Tuesday, February 25, 2003

KIDS, what's the matter with KIDS today?!

Two lessons have failed miserably and it is only Tuesday. I assigned my eleventh graders a project. They have to teach, each of them, one fifty minute lesson. (It is really to make them see how it feels) Yesterday one of the presenters was conveniently sick! I was fuming. OF course, like the fly by the moment girl that I am, I had something tentatively prepared, but boy did i let them have it. We read about Presidents Lincoln and Washington and debated on who was the better Prez. Washington won. My ninth graders are also starting to become honory. Ten of them skipped class last Monday. TEN! (The class is only made up of 15 kids!) This Monday I nailed them with a pop test. We brainstormed all the ways that you can say "skipping" in English. There are quite a few: cutting, ditching, missing, playing hooky, being truant, faking sick...My favorite was, "I slept in." "Till three o'clock in the afternoon?! I retorted. One girl Ioana asked me "Nina, If there are so many words for missing class, does that mean that American kids skip a lot?" I told her no.
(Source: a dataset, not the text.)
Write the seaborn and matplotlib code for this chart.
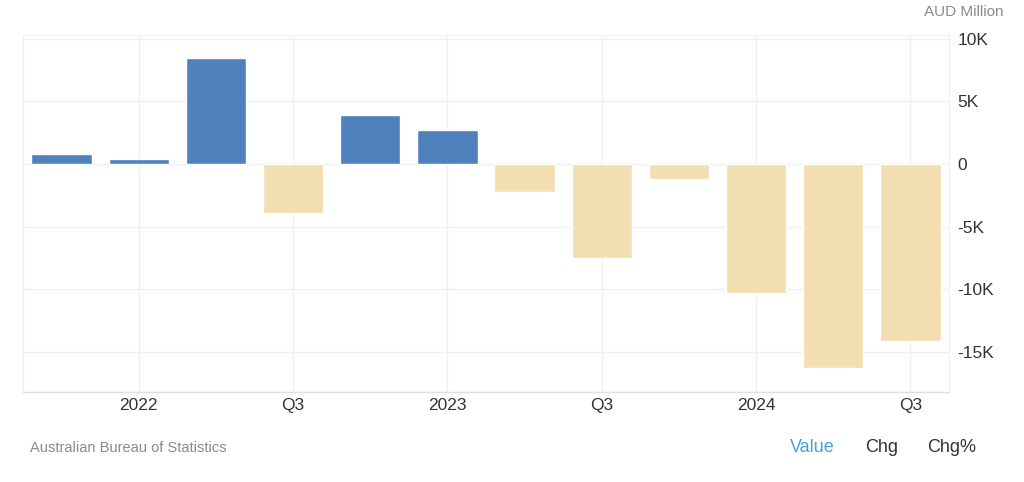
import matplotlib
matplotlib.use("Agg")
import matplotlib.pyplot as plt
import seaborn as sns
import pandas as pd

quarters = ["2021Q4", "2022Q1", "2022Q2", "2022Q3", "2022Q4", "2023Q1",
            "2023Q2", "2023Q3", "2023Q4", "2024Q1", "2024Q2", "2024Q3"]
values = [800, 400, 8500, -3900, 3900, 2700, -2200, -7500, -1200, -10300, -16300, -14100]
tick_quarters = ["2022Q1", "2022Q3", "2023Q1", "2023Q3", "2024Q1", "2024Q3"]
tick_labels = ["2022", "Q3", "2023", "Q3", "2024", "Q3"]
y_ticks = [10000, 5000, 0, -5000, -10000, -15000]
y_tick_labels = ["10K", "5K", "0", "-5K", "-10K", "-15K"]

df = pd.DataFrame({"quarter": quarters, "value": values})
df["sign"] = ["pos" if v >= 0 else "neg" for v in values]

sns.set_theme(style="white")
plt.rcParams["font.family"] = ["Liberation Sans", "DejaVu Sans"]

fig = plt.figure(figsize=(10.24, 4.82), dpi=100)
ax = fig.add_axes([23 / 1024, (482 - 392) / 482, (949 - 23) / 1024, (392 - 35) / 482])

sns.barplot(data=df, x="quarter", y="value", hue="sign", order=quarters,
            palette={"pos": "#4F81BD", "neg": "#F3DEB2"}, dodge=False,
            width=0.78, legend=False, ax=ax, saturation=1)

ax.set_xlim(-0.5, len(quarters) - 0.5)
ax.set_ylim(-18200, 10300)

ax.set_xticks([quarters.index(q) for q in tick_quarters])
ax.set_xticklabels(tick_labels)
ax.set_yticks(y_ticks)
ax.set_yticklabels(y_tick_labels)
ax.yaxis.tick_right()
ax.tick_params(axis="both", length=0, labelsize=12.5, labelcolor="#333333")
ax.tick_params(axis="x", pad=4)
ax.tick_params(axis="y", pad=6)
ax.set_xlabel("")
ax.set_ylabel("")

ax.grid(True, color="#f0f0f0", linewidth=1)
ax.set_axisbelow(True)
for s in ["top", "left", "right"]:
    ax.spines[s].set_color("#f0f0f0")
    ax.spines[s].set_linewidth(1)
ax.spines["bottom"].set_color("#e0e0e0")
ax.spines["bottom"].set_linewidth(1)

fig.text(1004 / 1024, 1 - 12 / 482, "AUD Million", ha="right", va="center",
         fontsize=11, color="#8a8a8a")
fig.text(30 / 1024, 1 - 448 / 482, "Australian Bureau of Statistics", ha="left",
         va="center", fontsize=10.5, color="#8a8a8a")
fig.text(790 / 1024, 1 - 447 / 482, "Value", ha="left", va="center",
         fontsize=13, color="#4A9FE0")
fig.text(865 / 1024, 1 - 447 / 482, "Chg", ha="left", va="center",
         fontsize=13, color="#333333")
fig.text(927 / 1024, 1 - 447 / 482, "Chg%", ha="left", va="center",
         fontsize=13, color="#333333")

fig.savefig("out.png", dpi=100, facecolor="white")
We don't, at least I didn't which probably makes me a nerd. "I liked every moment of class!" I lied. They laughed, and then whined when I gave them their quiz. Revenge is sweet.
To change the subject, I forgot to tell you about my visit last Friday to the soup kitchen. It was a success. I worked handing out care packages for the weekend and I am going again this Friday. The old woman in the kitchen joked that i should be out meeting boys not working in the kitchen. "You will be working in the kitchen long enough, when you are married," they warned me. "What are you talking about," I joked back, "that's what your husband is for." They all snorted and shook their heads. The naive American.

Sunday, February 23, 2003

The Bucharest Mall.
We had girl time in Bucharest this weekend. My idea of travel is so skewed that three hours to Bucharest hardly seems like a trip anymore. I met Tara, Jackie, Katherine and Beth at the mall on Saturday afternoon. "Yes we have a mall!" is the advertisment for the gigantic galleria which skirts the outside of town. And the Bucharest Mall is, in the tradition of the Redondo Beach Galleria a full-fledged mall. From the Pepto-Bismo pink walls to the food court on the third floor, yesterday I tasted America. We window shopped, we tried on clothes for the fun of it, and then we went to the "Target-type" shop to look and drool over all of the imported food. But the highlight of the Bucharest mall experience was going to see a movie. Three times the price of a movie in Ramnicu Valcea (which still only added up to about a three dollars) this theatre was a little bit of home; comfy seats, cup holders and a concession stand (it smelled like buttered popcorn!). The only strange part of the experience were the seating arrangements. You are assigned a specific seat upon purchase of a ticket and as I came to find out the hard way, your seat number is also assigned to a side of the theatre. I was in seat six, row five, on the right side, but mistakenly I sat in seat six, row five on the left. Half way through previews a man came into the theatre and started yelling at me in Romanian. He popped my American bubble rather quickly. He apparently had seat six, row five, right side. I appologized, moved two seats over and fumed. Why not number the seats in the row, one through twelve?! Luckily the movie began and i was lost once again in my fictious America.
Seeing movies in Romania always trip me up. Three hours I am emerged in English and Hollywood and home and then when the lights come up, I look around and I momentarily forget where I am. It makes me more homesick than I would like, but movies are like my drug. I just can't get enough. It is instant home. We saw White Oleander, which was depressing but a good chick flick. Other than the movie, spreading Peace Corps burfa (gossip) and wandering the city it has been a weekend of feasting; donuts, gelato, Lebannese, Morrocan, and shwarma, listing all of the junk we have consumed makes me blush. What are girl's weekends for if not to eat, gossip and cry at sappy films!